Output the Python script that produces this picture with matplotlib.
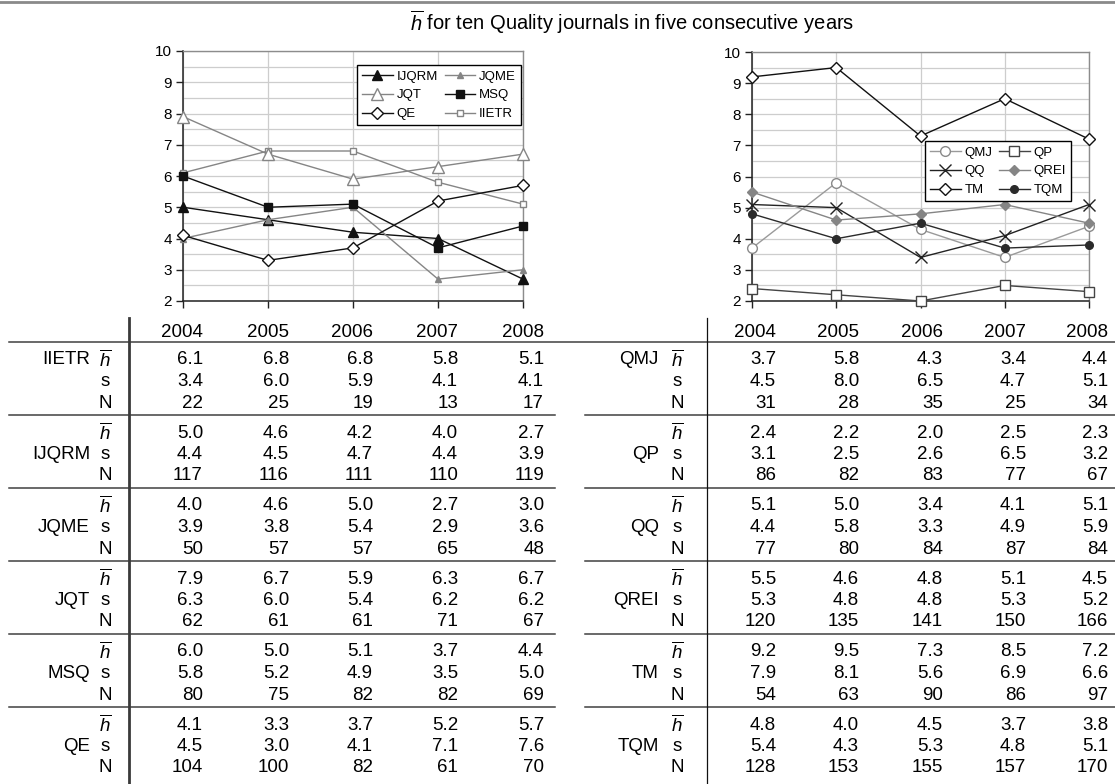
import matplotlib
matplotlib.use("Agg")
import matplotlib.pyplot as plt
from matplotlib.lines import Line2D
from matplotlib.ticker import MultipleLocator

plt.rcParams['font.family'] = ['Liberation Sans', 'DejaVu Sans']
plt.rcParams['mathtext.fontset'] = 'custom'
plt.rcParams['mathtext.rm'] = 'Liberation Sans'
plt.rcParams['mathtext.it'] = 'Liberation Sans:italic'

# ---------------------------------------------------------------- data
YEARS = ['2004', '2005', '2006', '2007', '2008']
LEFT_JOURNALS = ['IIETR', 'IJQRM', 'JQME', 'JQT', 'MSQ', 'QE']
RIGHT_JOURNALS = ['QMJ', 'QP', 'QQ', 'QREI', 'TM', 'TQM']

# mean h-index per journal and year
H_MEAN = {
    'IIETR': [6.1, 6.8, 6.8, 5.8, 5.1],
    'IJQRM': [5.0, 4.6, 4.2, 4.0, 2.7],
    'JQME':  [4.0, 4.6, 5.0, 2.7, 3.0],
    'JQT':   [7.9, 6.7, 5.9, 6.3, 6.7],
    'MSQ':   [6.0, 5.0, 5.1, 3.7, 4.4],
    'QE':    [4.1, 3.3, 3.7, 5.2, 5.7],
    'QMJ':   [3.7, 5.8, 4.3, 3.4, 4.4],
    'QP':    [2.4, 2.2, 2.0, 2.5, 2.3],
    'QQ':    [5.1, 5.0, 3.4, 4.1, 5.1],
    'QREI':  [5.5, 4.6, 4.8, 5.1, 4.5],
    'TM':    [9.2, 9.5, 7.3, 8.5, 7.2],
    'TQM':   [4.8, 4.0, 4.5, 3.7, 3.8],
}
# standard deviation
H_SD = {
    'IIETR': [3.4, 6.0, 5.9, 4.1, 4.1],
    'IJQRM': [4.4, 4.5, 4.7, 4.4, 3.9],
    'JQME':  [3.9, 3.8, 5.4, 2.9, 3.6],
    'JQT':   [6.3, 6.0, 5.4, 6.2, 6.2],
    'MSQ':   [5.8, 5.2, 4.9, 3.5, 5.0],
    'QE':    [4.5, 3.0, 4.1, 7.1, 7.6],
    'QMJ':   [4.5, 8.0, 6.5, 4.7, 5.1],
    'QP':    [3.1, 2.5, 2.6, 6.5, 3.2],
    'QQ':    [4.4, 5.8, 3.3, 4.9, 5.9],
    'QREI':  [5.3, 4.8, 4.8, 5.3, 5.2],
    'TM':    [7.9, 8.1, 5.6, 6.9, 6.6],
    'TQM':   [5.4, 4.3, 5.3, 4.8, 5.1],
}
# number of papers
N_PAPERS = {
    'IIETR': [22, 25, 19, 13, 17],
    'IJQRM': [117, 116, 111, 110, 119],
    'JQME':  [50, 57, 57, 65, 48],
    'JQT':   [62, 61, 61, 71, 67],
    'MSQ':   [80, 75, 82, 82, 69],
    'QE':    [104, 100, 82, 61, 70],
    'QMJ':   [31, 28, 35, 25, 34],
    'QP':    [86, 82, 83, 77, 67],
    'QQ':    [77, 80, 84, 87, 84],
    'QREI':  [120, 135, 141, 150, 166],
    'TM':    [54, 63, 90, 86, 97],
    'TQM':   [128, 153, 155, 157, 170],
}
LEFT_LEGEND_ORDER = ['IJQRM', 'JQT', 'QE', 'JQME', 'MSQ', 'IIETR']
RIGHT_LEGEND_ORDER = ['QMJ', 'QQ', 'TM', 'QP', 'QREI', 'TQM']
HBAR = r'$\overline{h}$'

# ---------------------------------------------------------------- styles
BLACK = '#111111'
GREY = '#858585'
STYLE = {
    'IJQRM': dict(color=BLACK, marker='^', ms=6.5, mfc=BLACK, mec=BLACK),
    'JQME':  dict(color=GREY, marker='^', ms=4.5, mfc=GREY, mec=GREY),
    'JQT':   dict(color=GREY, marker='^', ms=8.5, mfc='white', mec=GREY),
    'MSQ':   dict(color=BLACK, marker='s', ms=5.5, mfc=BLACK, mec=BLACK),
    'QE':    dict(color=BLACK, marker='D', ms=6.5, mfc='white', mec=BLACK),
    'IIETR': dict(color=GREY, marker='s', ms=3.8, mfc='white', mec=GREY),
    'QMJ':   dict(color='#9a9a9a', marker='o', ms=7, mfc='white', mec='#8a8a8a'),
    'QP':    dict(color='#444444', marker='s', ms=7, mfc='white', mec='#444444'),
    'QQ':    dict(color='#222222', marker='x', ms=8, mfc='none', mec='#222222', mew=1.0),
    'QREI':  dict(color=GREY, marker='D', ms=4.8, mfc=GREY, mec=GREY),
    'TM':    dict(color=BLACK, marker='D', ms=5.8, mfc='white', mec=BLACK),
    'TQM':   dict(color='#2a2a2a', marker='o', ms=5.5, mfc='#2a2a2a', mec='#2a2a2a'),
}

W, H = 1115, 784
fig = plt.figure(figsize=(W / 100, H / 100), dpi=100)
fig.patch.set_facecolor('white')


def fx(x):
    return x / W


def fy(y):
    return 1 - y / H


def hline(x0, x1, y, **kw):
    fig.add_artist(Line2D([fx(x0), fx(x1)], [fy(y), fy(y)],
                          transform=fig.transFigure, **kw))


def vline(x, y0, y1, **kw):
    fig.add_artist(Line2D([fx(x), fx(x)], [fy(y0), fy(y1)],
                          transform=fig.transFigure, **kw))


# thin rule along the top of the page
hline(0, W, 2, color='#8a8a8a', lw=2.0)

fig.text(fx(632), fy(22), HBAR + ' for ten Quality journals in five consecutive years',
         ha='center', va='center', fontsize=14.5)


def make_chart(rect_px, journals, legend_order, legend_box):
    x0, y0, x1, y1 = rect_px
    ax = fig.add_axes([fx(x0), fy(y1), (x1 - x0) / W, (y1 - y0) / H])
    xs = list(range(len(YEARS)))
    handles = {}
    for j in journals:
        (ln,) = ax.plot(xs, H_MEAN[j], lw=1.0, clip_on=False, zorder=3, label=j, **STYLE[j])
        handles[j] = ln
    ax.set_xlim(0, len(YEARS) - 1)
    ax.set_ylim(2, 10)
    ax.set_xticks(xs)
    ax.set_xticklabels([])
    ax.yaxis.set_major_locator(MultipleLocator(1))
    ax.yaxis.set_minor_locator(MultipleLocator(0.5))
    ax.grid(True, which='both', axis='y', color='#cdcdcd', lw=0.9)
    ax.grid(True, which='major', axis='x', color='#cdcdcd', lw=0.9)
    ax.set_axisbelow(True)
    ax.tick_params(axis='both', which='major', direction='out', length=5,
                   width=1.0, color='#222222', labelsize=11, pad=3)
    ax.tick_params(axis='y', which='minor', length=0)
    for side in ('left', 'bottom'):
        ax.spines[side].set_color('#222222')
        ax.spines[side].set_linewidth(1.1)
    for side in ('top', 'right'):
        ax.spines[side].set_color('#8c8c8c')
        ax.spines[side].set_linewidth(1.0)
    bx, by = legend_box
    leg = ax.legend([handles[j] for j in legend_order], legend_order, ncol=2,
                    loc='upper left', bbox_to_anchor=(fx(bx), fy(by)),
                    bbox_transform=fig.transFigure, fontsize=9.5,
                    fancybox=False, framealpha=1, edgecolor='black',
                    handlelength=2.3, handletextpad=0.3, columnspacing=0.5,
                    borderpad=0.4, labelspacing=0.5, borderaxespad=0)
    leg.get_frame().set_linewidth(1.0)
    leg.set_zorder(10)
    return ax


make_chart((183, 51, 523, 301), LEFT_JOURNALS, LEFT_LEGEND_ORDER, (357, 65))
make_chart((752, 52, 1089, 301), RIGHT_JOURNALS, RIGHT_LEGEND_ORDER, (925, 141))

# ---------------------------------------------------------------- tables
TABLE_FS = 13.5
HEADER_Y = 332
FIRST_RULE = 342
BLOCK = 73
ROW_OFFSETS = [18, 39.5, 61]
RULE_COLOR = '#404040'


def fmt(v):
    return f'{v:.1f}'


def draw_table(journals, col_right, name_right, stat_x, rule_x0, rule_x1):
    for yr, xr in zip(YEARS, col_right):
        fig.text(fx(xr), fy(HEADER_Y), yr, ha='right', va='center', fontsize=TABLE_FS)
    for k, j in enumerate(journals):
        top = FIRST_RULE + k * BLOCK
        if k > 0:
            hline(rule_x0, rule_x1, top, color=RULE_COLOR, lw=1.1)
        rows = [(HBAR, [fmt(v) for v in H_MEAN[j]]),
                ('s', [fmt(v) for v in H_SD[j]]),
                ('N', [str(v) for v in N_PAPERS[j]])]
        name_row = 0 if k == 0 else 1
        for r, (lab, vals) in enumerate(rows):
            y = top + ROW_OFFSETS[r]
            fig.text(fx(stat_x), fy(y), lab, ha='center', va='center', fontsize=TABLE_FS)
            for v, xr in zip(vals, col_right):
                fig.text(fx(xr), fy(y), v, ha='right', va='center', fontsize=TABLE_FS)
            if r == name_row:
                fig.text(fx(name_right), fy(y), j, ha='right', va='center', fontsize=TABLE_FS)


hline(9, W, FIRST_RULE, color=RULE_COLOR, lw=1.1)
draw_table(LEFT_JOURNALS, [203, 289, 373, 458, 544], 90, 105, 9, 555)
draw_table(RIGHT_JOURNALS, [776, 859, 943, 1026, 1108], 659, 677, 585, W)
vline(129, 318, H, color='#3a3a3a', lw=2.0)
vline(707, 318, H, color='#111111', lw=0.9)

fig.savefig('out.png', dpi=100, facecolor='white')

* TO DO:
Exactly restate the lines from the beginning of the data through the line with "plt.rcParams['mathtext.it'] = 'Liberation", and no others, keeping pictures out.

* COMPLETE OUTPUT:
Output the Python script that produces this picture with matplotlib.
import matplotlib
matplotlib.use("Agg")
import matplotlib.pyplot as plt
from matplotlib.lines import Line2D
from matplotlib.ticker import MultipleLocator

plt.rcParams['font.family'] = ['Liberation Sans', 'DejaVu Sans']
plt.rcParams['mathtext.fontset'] = 'custom'
plt.rcParams['mathtext.rm'] = 'Liberation Sans'
plt.rcParams['mathtext.it'] = 'Liberation Sans:italic'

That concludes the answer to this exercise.